Aspetos de governança, transparência, economia, responsabilidade social são também importantes neste momento, pois podem facilitar ações para auxílios financeiros de bancos, dos governos e das cooperativas agropecuárias. Poderá sim, e devemos agir em rede colaborativa, nos unindo, promovendo governança, responsabilidade social unindo setores de grande, médio e pequeno porte.
A dimensão da crise ainda é imensurável para todos. O Fundo Monetário Internacional (FMI) já cita uma queda de 7,5% na economia da Europa, 5,9% nos EUA e estimados 5 a 6% no Brasil. A recessão é um desafio enorme para todos, mas assim como em outras crises o setor agropecuário deve liderar a saída da crise e a retomada da economia. Temos visto indústrias, fazendas, setores adotando protocolos cada vez mais responsáveis para dar manutenção à produção, à comercialização e às vendas (nacionais e internacionais). Nota-se que não houve escassez de alimentos quando muitos propagavam o apocalipse. Assim, a agropecuária mostrou resistência à crise e capacidade de resposta extraordinária. O Agro não parou, continuou com responsabilidade!
Se não bastasse a dificuldade, em meio ao caos, o setor teve ainda um pouco de bonança. O preço do petróleo caiu, derrubando assim os preços dos fretes, do transporte e amenizando os desafios da logística brasileira. Além disso, ao contrário do que muitos pensam, não estamos dependentes da China, o setor abriu mercados com vários outros países e mantém com vigor relações comerciais com a Ásia inteira, Oriente Médio, e, mesmo com o forte protecionismo, com a Europa. Somente de janeiro de 2019 a março de 2020, foram abertos 48 novos mercados em 23 diferentes países.
A dificuldade brasileira não é de hoje, a recessão econômica, precisamos relembrar, começou em 2014. O país teve Produto Interno Bruto negativo em 2015 e 2016. Em 2017, 2018 e 2019, crescemos apenas 1%. Considerando setores fortes no Brasil, vemos que a construção civil, em análise acumulada até 2019, caiu 27%, já a indústria de transformação, 9,4%. Por outro lado, a agropecuária cresceu 15%. Parace estranho, mas é a segunda vez que o pais entra em recessão e o agro cresce. Existem fatores preponderantes para este sucesso: ciência, tecnologia e recursos naturais. Esses fatores somados proporcionam “gordura” para mitigar os impactos de uma crise e manter a competitividade com manutenção aos custos fixos e escala em produção.

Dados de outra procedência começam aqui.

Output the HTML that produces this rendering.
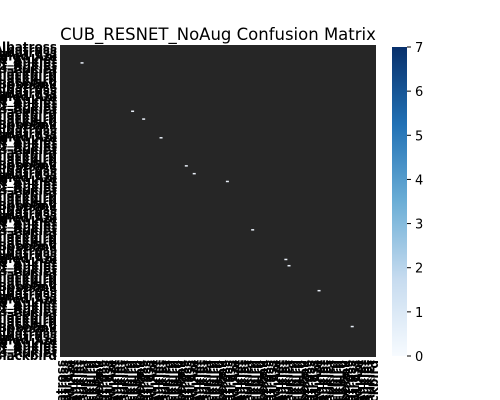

Sem dúvidas o agro está preparado, com capacidade de produção, entrega, vendas, empregos e geração de renda. Contudo, ainda deverão existir adaptações que precisam estar no radar, como as mudanças de comportamento e consumo, as mudanças climáticas e novos protocolos ambientais de produção deverão ser cobrados por compradores e financiadores. Os investimentos deverão ser em tecnologia, saúde (higiene, sanitária) e sustentabilidade.
O fato é que o agro é um caso a ser estudado com ótimos percentuais de sucesso, mas há o pequeno e médio produtor que ainda sofre e padece em meio a crise. O agro tem superado todas as crises até agora, mas deve estar alerta ao bom uso dos recursos naturais, à tecnologia e inovação, bem como o grenciamento de uma boa reputação, se mantendo distante de problemas ambientais como desmatamento, queimadas e poluição. Esses aspectos serão cada vez mais cobrados não só no campo, mas também na cidade.
Sendo fiel à vocação de bom uso dos recursos naturais e capacidade de inovar, o agro se tornará cada vez mais resiliente, não só para enfrentar a atual crise, mas também para mitigar os impactos das próximas que virão. O compromisso é grande e estaremos todos unidos para superá-lo.
André Luís Torres Baby é Engenheiro Florestal, possui MBA em Gestão Estratégica de Negócios pela ESALQ/USP, mestre em Sustentabilidade pela FGV e compõe a Liga do Agro.